Return all of the data exactly as written, without the pictures.
━━━ RECORDED DATA ━━━
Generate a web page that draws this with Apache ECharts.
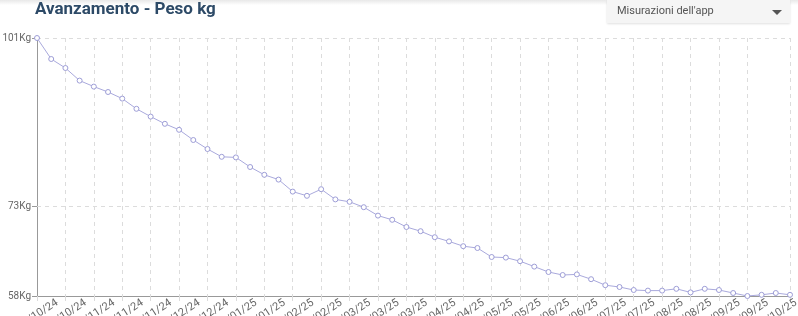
<!DOCTYPE html>
<html>
<head>
<meta charset="utf-8">
<script src="https://cdn.jsdelivr.net/npm/echarts@6/dist/echarts.min.js"></script>
<style>
  html, body { margin: 0; padding: 0; background: #fff; }
  #wrap { position: relative; width: 798px; height: 316px; overflow: hidden; font-family: Roboto, "Noto Sans", sans-serif; background: #fff; }
  #topshade { position: absolute; left: 0; top: 0; width: 798px; height: 5px; background: linear-gradient(#e8e8e8, rgba(255,255,255,0)); z-index: 1; }
  #chart { position: absolute; left: 0; top: 0; width: 798px; height: 316px; z-index: 2; }
  #dropdown { position: absolute; left: 607px; top: 0; width: 183px; height: 23px; background: #f5f5f5; box-shadow: 0 1px 2px rgba(0,0,0,0.12); z-index: 3; }
  #dropdown span { position: absolute; left: 10px; top: 4px; font-size: 11px; color: #555; line-height: 14px; }
  #dropdown i { position: absolute; left: 165px; top: 10px; width: 0; height: 0; border-left: 5px solid transparent; border-right: 5px solid transparent; border-top: 5px solid #555; }
</style>
</head>
<body>
<div id="wrap">
  <div id="topshade"></div>
  <div id="chart"></div>
  <div id="dropdown"><span>Misurazioni dell'app</span><i></i></div>
</div>
<script>
const titleText = 'Avanzamento - Peso kg';
const categories = [
  '04/10/24','11/10/24','18/10/24','25/10/24','01/11/24','08/11/24','15/11/24','22/11/24','29/11/24','06/12/24',
  '13/12/24','20/12/24','27/12/24','03/01/25','10/01/25','17/01/25','24/01/25','31/01/25','07/02/25','14/02/25',
  '21/02/25','28/02/25','04/03/25','09/03/25','15/03/25','21/03/25','28/03/25','04/04/25','11/04/25','18/04/25',
  '25/04/25','02/05/25','09/05/25','16/05/25','23/05/25','30/05/25','06/06/25','13/06/25','20/06/25','27/06/25',
  '04/07/25','11/07/25','18/07/25','25/07/25','01/08/25','08/08/25','15/08/25','22/08/25','02/09/25','09/09/25',
  '19/09/25','26/09/25','03/10/25','10/10/25'
];
const weights = [
  101.0, 97.5, 96.0, 93.9, 92.9, 92.0, 90.9, 89.2, 87.9, 86.7,
  85.7, 84.0, 82.5, 81.2, 81.1, 79.5, 78.2, 77.4, 75.4, 74.7,
  75.8, 74.1, 73.7, 72.8, 71.4, 70.7, 69.5, 68.8, 67.8, 67.1,
  66.3, 66.0, 64.5, 64.4, 63.8, 62.9, 62.0, 61.5, 61.6, 60.8,
  59.8, 59.5, 59.0, 58.9, 58.9, 59.2, 58.6, 59.2, 59.0, 58.5,
  58.0, 58.2, 58.5, 58.2
];
const yTickValues = [58, 73, 101];
const yMin = 58;
const yMax = 101;

const chart = echarts.init(document.getElementById('chart'), null, { renderer: 'canvas' });
const gridColor = '#dcdcdc';
const lastIdx = categories.length - 1;
const xGridInterval = (i) => (i % 2 === 0 && i <= lastIdx - 3) || i === lastIdx;

chart.setOption({
  animation: false,
  title: {
    text: titleText,
    left: 35,
    top: 1,
    padding: 0,
    textStyle: { fontFamily: 'Roboto', fontWeight: 'bold', fontSize: 17, color: '#2d4a67' }
  },
  grid: { left: 37, right: 8, top: 38, bottom: 20, containLabel: false, outerBoundsMode: 'none' },
  xAxis: {
    type: 'category',
    data: categories,
    boundaryGap: false,
    axisLine: { show: true, lineStyle: { color: '#999', width: 1 } },
    axisTick: { show: true, length: 5, interval: xGridInterval, lineStyle: { color: gridColor } },
    splitLine: { show: true, interval: xGridInterval, lineStyle: { color: gridColor, type: [4, 4], width: 1 } },
    axisLabel: {
      interval: (i) => i % 2 === 0,
      rotate: 33,
      margin: 19,
      padding: [0, -24, 0, 0],
      fontSize: 11,
      fontFamily: 'Roboto',
      color: '#666'
    }
  },
  yAxis: {
    type: 'value',
    min: yMin,
    max: yMax,
    axisLine: { show: true, lineStyle: { color: '#999', width: 1 } },
    axisTick: { show: true, length: 5, customValues: yTickValues, lineStyle: { color: '#999' } },
    axisLabel: {
      customValues: yTickValues,
      formatter: '{value}Kg',
      fontSize: 10,
      fontFamily: 'Roboto',
      color: '#666',
      margin: 6
    },
    splitLine: { show: false }
  },
  series: [{
    type: 'line',
    data: weights,
    symbol: 'circle',
    symbolSize: 5,
    showAllSymbol: true,
    lineStyle: { color: '#a9a9dc', width: 1 },
    itemStyle: { color: '#ffffff', borderColor: '#9d9dd6', borderWidth: 1 },
    z: 5,
    markLine: {
      silent: true,
      symbol: 'none',
      label: { show: false },
      lineStyle: { color: gridColor, type: [4, 4], width: 1 },
      data: yTickValues.slice(1).map(v => ({ yAxis: v }))
    }
  }]
});
</script>
</body>
</html>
━━━
* EXPECTED ANSWER
Generate a web page that draws this with Apache ECharts.
<!DOCTYPE html>
<html>
<head>
<meta charset="utf-8">
<script src="https://cdn.jsdelivr.net/npm/echarts@6/dist/echarts.min.js"></script>
<style>
  html, body { margin: 0; padding: 0; background: #fff; }
  #wrap { position: relative; width: 798px; height: 316px; overflow: hidden; font-family: Roboto, "Noto Sans", sans-serif; background: #fff; }
  #topshade { position: absolute; left: 0; top: 0; width: 798px; height: 5px; background: linear-gradient(#e8e8e8, rgba(255,255,255,0)); z-index: 1; }
  #chart { position: absolute; left: 0; top: 0; width: 798px; height: 316px; z-index: 2; }
  #dropdown { position: absolute; left: 607px; top: 0; width: 183px; height: 23px; background: #f5f5f5; box-shadow: 0 1px 2px rgba(0,0,0,0.12); z-index: 3; }
  #dropdown span { position: absolute; left: 10px; top: 4px; font-size: 11px; color: #555; line-height: 14px; }
  #dropdown i { position: absolute; left: 165px; top: 10px; width: 0; height: 0; border-left: 5px solid transparent; border-right: 5px solid transparent; border-top: 5px solid #555; }
</style>
</head>
<body>
<div id="wrap">
  <div id="topshade"></div>
  <div id="chart"></div>
  <div id="dropdown"><span>Misurazioni dell'app</span><i></i></div>
</div>
<script>
const titleText = 'Avanzamento - Peso kg';
const categories = [
  '04/10/24','11/10/24','18/10/24','25/10/24','01/11/24','08/11/24','15/11/24','22/11/24','29/11/24','06/12/24',
  '13/12/24','20/12/24','27/12/24','03/01/25','10/01/25','17/01/25','24/01/25','31/01/25','07/02/25','14/02/25',
  '21/02/25','28/02/25','04/03/25','09/03/25','15/03/25','21/03/25','28/03/25','04/04/25','11/04/25','18/04/25',
  '25/04/25','02/05/25','09/05/25','16/05/25','23/05/25','30/05/25','06/06/25','13/06/25','20/06/25','27/06/25',
  '04/07/25','11/07/25','18/07/25','25/07/25','01/08/25','08/08/25','15/08/25','22/08/25','02/09/25','09/09/25',
  '19/09/25','26/09/25','03/10/25','10/10/25'
];
const weights = [
  101.0, 97.5, 96.0, 93.9, 92.9, 92.0, 90.9, 89.2, 87.9, 86.7,
  85.7, 84.0, 82.5, 81.2, 81.1, 79.5, 78.2, 77.4, 75.4, 74.7,
  75.8, 74.1, 73.7, 72.8, 71.4, 70.7, 69.5, 68.8, 67.8, 67.1,
  66.3, 66.0, 64.5, 64.4, 63.8, 62.9, 62.0, 61.5, 61.6, 60.8,
  59.8, 59.5, 59.0, 58.9, 58.9, 59.2, 58.6, 59.2, 59.0, 58.5,
  58.0, 58.2, 58.5, 58.2
];
const yTickValues = [58, 73, 101];
const yMin = 58;
const yMax = 101;

const chart = echarts.init(document.getElementById('chart'), null, { renderer: 'canvas' });
const gridColor = '#dcdcdc';
const lastIdx = categories.length - 1;
const xGridInterval = (i) => (i % 2 === 0 && i <= lastIdx - 3) || i === lastIdx;

chart.setOption({
  animation: false,
  title: {
    text: titleText,
    left: 35,
    top: 1,
    padding: 0,
    textStyle: { fontFamily: 'Roboto', fontWeight: 'bold', fontSize: 17, color: '#2d4a67' }
  },
  grid: { left: 37, right: 8, top: 38, bottom: 20, containLabel: false, outerBoundsMode: 'none' },
  xAxis: {
    type: 'category',
    data: categories,
    boundaryGap: false,
    axisLine: { show: true, lineStyle: { color: '#999', width: 1 } },
    axisTick: { show: true, length: 5, interval: xGridInterval, lineStyle: { color: gridColor } },
    splitLine: { show: true, interval: xGridInterval, lineStyle: { color: gridColor, type: [4, 4], width: 1 } },
    axisLabel: {
      interval: (i) => i % 2 === 0,
      rotate: 33,
      margin: 19,
      padding: [0, -24, 0, 0],
      fontSize: 11,
      fontFamily: 'Roboto',
      color: '#666'
    }
  },
  yAxis: {
    type: 'value',
    min: yMin,
    max: yMax,
    axisLine: { show: true, lineStyle: { color: '#999', width: 1 } },
    axisTick: { show: true, length: 5, customValues: yTickValues, lineStyle: { color: '#999' } },
    axisLabel: {
      customValues: yTickValues,
      formatter: '{value}Kg',
      fontSize: 10,
      fontFamily: 'Roboto',
      color: '#666',
      margin: 6
    },
    splitLine: { show: false }
  },
  series: [{
    type: 'line',
    data: weights,
    symbol: 'circle',
    symbolSize: 5,
    showAllSymbol: true,
    lineStyle: { color: '#a9a9dc', width: 1 },
    itemStyle: { color: '#ffffff', borderColor: '#9d9dd6', borderWidth: 1 },
    z: 5,
    markLine: {
      silent: true,
      symbol: 'none',
      label: { show: false },
      lineStyle: { color: gridColor, type: [4, 4], width: 1 },
      data: yTickValues.slice(1).map(v => ({ yAxis: v }))
    }
  }]
});
</script>
</body>
</html>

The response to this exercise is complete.